> SUPPLIED DATA

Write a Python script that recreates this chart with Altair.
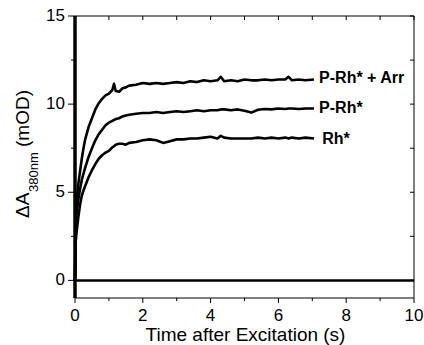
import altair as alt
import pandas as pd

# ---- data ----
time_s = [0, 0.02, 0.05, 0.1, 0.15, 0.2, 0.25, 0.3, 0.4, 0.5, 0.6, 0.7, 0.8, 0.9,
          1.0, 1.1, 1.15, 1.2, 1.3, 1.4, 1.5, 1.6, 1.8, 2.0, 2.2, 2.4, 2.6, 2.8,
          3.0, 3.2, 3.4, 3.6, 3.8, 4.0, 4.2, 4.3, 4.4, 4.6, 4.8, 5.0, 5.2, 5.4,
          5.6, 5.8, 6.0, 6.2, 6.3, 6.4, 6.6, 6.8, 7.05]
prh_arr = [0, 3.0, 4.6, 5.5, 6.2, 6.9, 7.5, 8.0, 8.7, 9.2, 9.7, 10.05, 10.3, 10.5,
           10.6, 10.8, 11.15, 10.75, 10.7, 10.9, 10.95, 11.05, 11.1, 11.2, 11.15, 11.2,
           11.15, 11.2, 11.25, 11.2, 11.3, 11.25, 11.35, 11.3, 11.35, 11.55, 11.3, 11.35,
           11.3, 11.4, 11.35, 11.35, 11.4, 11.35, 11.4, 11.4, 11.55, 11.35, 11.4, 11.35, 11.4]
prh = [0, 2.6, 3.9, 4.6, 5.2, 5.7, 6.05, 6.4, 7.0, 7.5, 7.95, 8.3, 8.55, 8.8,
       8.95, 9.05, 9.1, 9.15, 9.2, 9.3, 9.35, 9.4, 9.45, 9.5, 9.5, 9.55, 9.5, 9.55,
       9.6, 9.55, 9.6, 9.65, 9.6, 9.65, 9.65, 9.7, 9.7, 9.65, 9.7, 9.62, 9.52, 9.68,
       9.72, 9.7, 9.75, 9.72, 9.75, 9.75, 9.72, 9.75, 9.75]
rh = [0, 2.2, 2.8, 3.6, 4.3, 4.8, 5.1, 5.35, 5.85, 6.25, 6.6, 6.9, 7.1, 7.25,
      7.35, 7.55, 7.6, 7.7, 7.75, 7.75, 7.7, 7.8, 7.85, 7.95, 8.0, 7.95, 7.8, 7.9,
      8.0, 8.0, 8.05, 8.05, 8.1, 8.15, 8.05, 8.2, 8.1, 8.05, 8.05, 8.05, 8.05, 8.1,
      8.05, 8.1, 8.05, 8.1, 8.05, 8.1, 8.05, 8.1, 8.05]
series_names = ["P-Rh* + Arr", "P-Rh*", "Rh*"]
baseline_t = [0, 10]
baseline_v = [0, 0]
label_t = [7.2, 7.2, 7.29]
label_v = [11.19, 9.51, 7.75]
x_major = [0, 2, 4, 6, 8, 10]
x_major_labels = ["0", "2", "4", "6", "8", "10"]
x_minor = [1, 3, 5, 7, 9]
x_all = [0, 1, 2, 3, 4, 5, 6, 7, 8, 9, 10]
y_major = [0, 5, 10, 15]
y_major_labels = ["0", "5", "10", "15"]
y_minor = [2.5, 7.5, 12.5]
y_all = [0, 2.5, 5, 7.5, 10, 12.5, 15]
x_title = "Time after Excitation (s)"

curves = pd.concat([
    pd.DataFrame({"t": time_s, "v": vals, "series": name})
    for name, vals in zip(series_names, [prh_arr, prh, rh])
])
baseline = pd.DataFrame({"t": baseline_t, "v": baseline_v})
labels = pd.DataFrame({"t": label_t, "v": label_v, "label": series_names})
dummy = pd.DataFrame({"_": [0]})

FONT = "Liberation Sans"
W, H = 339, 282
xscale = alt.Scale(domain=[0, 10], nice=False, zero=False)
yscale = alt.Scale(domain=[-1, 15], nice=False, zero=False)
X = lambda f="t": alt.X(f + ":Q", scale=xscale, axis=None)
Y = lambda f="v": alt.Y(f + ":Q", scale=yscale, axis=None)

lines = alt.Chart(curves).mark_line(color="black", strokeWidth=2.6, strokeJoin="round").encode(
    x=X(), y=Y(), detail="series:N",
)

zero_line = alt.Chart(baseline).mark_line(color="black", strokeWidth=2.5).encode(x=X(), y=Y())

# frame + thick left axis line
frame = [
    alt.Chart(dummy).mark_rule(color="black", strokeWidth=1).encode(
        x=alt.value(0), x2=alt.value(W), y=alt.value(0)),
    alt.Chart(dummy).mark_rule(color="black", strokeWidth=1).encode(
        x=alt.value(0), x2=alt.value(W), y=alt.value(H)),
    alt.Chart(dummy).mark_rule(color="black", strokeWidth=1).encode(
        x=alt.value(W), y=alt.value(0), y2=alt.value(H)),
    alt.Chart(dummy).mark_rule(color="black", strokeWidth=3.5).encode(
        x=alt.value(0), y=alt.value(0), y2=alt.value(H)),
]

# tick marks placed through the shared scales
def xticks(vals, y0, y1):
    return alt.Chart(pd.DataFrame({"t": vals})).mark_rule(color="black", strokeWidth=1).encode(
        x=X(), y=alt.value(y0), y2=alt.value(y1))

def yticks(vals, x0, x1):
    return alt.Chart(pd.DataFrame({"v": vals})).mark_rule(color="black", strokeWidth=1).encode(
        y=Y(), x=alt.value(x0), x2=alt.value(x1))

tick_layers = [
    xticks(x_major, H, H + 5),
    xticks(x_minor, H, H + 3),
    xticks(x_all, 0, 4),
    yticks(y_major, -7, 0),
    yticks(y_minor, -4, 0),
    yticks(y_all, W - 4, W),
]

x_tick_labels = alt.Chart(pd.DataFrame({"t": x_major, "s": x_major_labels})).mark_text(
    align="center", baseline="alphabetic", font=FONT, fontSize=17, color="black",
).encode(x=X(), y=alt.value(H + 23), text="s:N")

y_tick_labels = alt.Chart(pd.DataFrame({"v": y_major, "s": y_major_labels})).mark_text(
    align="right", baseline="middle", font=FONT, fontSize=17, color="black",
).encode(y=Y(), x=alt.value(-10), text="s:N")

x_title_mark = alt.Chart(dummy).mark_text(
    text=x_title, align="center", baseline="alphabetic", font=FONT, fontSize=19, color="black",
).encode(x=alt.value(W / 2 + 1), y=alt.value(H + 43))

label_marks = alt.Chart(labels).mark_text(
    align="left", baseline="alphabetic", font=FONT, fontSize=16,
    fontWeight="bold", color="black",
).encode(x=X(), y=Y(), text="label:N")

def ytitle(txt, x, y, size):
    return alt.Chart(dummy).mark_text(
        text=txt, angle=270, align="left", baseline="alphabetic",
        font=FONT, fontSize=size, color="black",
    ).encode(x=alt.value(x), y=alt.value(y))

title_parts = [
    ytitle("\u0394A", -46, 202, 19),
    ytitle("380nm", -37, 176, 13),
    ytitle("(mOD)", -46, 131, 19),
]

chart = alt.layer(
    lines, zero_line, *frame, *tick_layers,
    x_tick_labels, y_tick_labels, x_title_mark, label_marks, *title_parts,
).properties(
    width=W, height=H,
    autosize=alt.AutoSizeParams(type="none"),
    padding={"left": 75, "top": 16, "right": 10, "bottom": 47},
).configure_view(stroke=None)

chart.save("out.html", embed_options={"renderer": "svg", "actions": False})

> GIVEN INSTRUCTION
Quote the listing above in full, except for the pictures.

> TASK RESULT
Write a Python script that recreates this chart with Altair.
import altair as alt
import pandas as pd

# ---- data ----
time_s = [0, 0.02, 0.05, 0.1, 0.15, 0.2, 0.25, 0.3, 0.4, 0.5, 0.6, 0.7, 0.8, 0.9,
          1.0, 1.1, 1.15, 1.2, 1.3, 1.4, 1.5, 1.6, 1.8, 2.0, 2.2, 2.4, 2.6, 2.8,
          3.0, 3.2, 3.4, 3.6, 3.8, 4.0, 4.2, 4.3, 4.4, 4.6, 4.8, 5.0, 5.2, 5.4,
          5.6, 5.8, 6.0, 6.2, 6.3, 6.4, 6.6, 6.8, 7.05]
prh_arr = [0, 3.0, 4.6, 5.5, 6.2, 6.9, 7.5, 8.0, 8.7, 9.2, 9.7, 10.05, 10.3, 10.5,
           10.6, 10.8, 11.15, 10.75, 10.7, 10.9, 10.95, 11.05, 11.1, 11.2, 11.15, 11.2,
           11.15, 11.2, 11.25, 11.2, 11.3, 11.25, 11.35, 11.3, 11.35, 11.55, 11.3, 11.35,
           11.3, 11.4, 11.35, 11.35, 11.4, 11.35, 11.4, 11.4, 11.55, 11.35, 11.4, 11.35, 11.4]
prh = [0, 2.6, 3.9, 4.6, 5.2, 5.7, 6.05, 6.4, 7.0, 7.5, 7.95, 8.3, 8.55, 8.8,
       8.95, 9.05, 9.1, 9.15, 9.2, 9.3, 9.35, 9.4, 9.45, 9.5, 9.5, 9.55, 9.5, 9.55,
       9.6, 9.55, 9.6, 9.65, 9.6, 9.65, 9.65, 9.7, 9.7, 9.65, 9.7, 9.62, 9.52, 9.68,
       9.72, 9.7, 9.75, 9.72, 9.75, 9.75, 9.72, 9.75, 9.75]
rh = [0, 2.2, 2.8, 3.6, 4.3, 4.8, 5.1, 5.35, 5.85, 6.25, 6.6, 6.9, 7.1, 7.25,
      7.35, 7.55, 7.6, 7.7, 7.75, 7.75, 7.7, 7.8, 7.85, 7.95, 8.0, 7.95, 7.8, 7.9,
      8.0, 8.0, 8.05, 8.05, 8.1, 8.15, 8.05, 8.2, 8.1, 8.05, 8.05, 8.05, 8.05, 8.1,
      8.05, 8.1, 8.05, 8.1, 8.05, 8.1, 8.05, 8.1, 8.05]
series_names = ["P-Rh* + Arr", "P-Rh*", "Rh*"]
baseline_t = [0, 10]
baseline_v = [0, 0]
label_t = [7.2, 7.2, 7.29]
label_v = [11.19, 9.51, 7.75]
x_major = [0, 2, 4, 6, 8, 10]
x_major_labels = ["0", "2", "4", "6", "8", "10"]
x_minor = [1, 3, 5, 7, 9]
x_all = [0, 1, 2, 3, 4, 5, 6, 7, 8, 9, 10]
y_major = [0, 5, 10, 15]
y_major_labels = ["0", "5", "10", "15"]
y_minor = [2.5, 7.5, 12.5]
y_all = [0, 2.5, 5, 7.5, 10, 12.5, 15]
x_title = "Time after Excitation (s)"

curves = pd.concat([
    pd.DataFrame({"t": time_s, "v": vals, "series": name})
    for name, vals in zip(series_names, [prh_arr, prh, rh])
])
baseline = pd.DataFrame({"t": baseline_t, "v": baseline_v})
labels = pd.DataFrame({"t": label_t, "v": label_v, "label": series_names})
dummy = pd.DataFrame({"_": [0]})

FONT = "Liberation Sans"
W, H = 339, 282
xscale = alt.Scale(domain=[0, 10], nice=False, zero=False)
yscale = alt.Scale(domain=[-1, 15], nice=False, zero=False)
X = lambda f="t": alt.X(f + ":Q", scale=xscale, axis=None)
Y = lambda f="v": alt.Y(f + ":Q", scale=yscale, axis=None)

lines = alt.Chart(curves).mark_line(color="black", strokeWidth=2.6, strokeJoin="round").encode(
    x=X(), y=Y(), detail="series:N",
)

zero_line = alt.Chart(baseline).mark_line(color="black", strokeWidth=2.5).encode(x=X(), y=Y())

# frame + thick left axis line
frame = [
    alt.Chart(dummy).mark_rule(color="black", strokeWidth=1).encode(
        x=alt.value(0), x2=alt.value(W), y=alt.value(0)),
    alt.Chart(dummy).mark_rule(color="black", strokeWidth=1).encode(
        x=alt.value(0), x2=alt.value(W), y=alt.value(H)),
    alt.Chart(dummy).mark_rule(color="black", strokeWidth=1).encode(
        x=alt.value(W), y=alt.value(0), y2=alt.value(H)),
    alt.Chart(dummy).mark_rule(color="black", strokeWidth=3.5).encode(
        x=alt.value(0), y=alt.value(0), y2=alt.value(H)),
]

# tick marks placed through the shared scales
def xticks(vals, y0, y1):
    return alt.Chart(pd.DataFrame({"t": vals})).mark_rule(color="black", strokeWidth=1).encode(
        x=X(), y=alt.value(y0), y2=alt.value(y1))

def yticks(vals, x0, x1):
    return alt.Chart(pd.DataFrame({"v": vals})).mark_rule(color="black", strokeWidth=1).encode(
        y=Y(), x=alt.value(x0), x2=alt.value(x1))

tick_layers = [
    xticks(x_major, H, H + 5),
    xticks(x_minor, H, H + 3),
    xticks(x_all, 0, 4),
    yticks(y_major, -7, 0),
    yticks(y_minor, -4, 0),
    yticks(y_all, W - 4, W),
]

x_tick_labels = alt.Chart(pd.DataFrame({"t": x_major, "s": x_major_labels})).mark_text(
    align="center", baseline="alphabetic", font=FONT, fontSize=17, color="black",
).encode(x=X(), y=alt.value(H + 23), text="s:N")

y_tick_labels = alt.Chart(pd.DataFrame({"v": y_major, "s": y_major_labels})).mark_text(
    align="right", baseline="middle", font=FONT, fontSize=17, color="black",
).encode(y=Y(), x=alt.value(-10), text="s:N")

x_title_mark = alt.Chart(dummy).mark_text(
    text=x_title, align="center", baseline="alphabetic", font=FONT, fontSize=19, color="black",
).encode(x=alt.value(W / 2 + 1), y=alt.value(H + 43))

label_marks = alt.Chart(labels).mark_text(
    align="left", baseline="alphabetic", font=FONT, fontSize=16,
    fontWeight="bold", color="black",
).encode(x=X(), y=Y(), text="label:N")

def ytitle(txt, x, y, size):
    return alt.Chart(dummy).mark_text(
        text=txt, angle=270, align="left", baseline="alphabetic",
        font=FONT, fontSize=size, color="black",
    ).encode(x=alt.value(x), y=alt.value(y))

title_parts = [
    ytitle("\u0394A", -46, 202, 19),
    ytitle("380nm", -37, 176, 13),
    ytitle("(mOD)", -46, 131, 19),
]

chart = alt.layer(
    lines, zero_line, *frame, *tick_layers,
    x_tick_labels, y_tick_labels, x_title_mark, label_marks, *title_parts,
).properties(
    width=W, height=H,
    autosize=alt.AutoSizeParams(type="none"),
    padding={"left": 75, "top": 16, "right": 10, "bottom": 47},
).configure_view(stroke=None)

chart.save("out.html", embed_options={"renderer": "svg", "actions": False})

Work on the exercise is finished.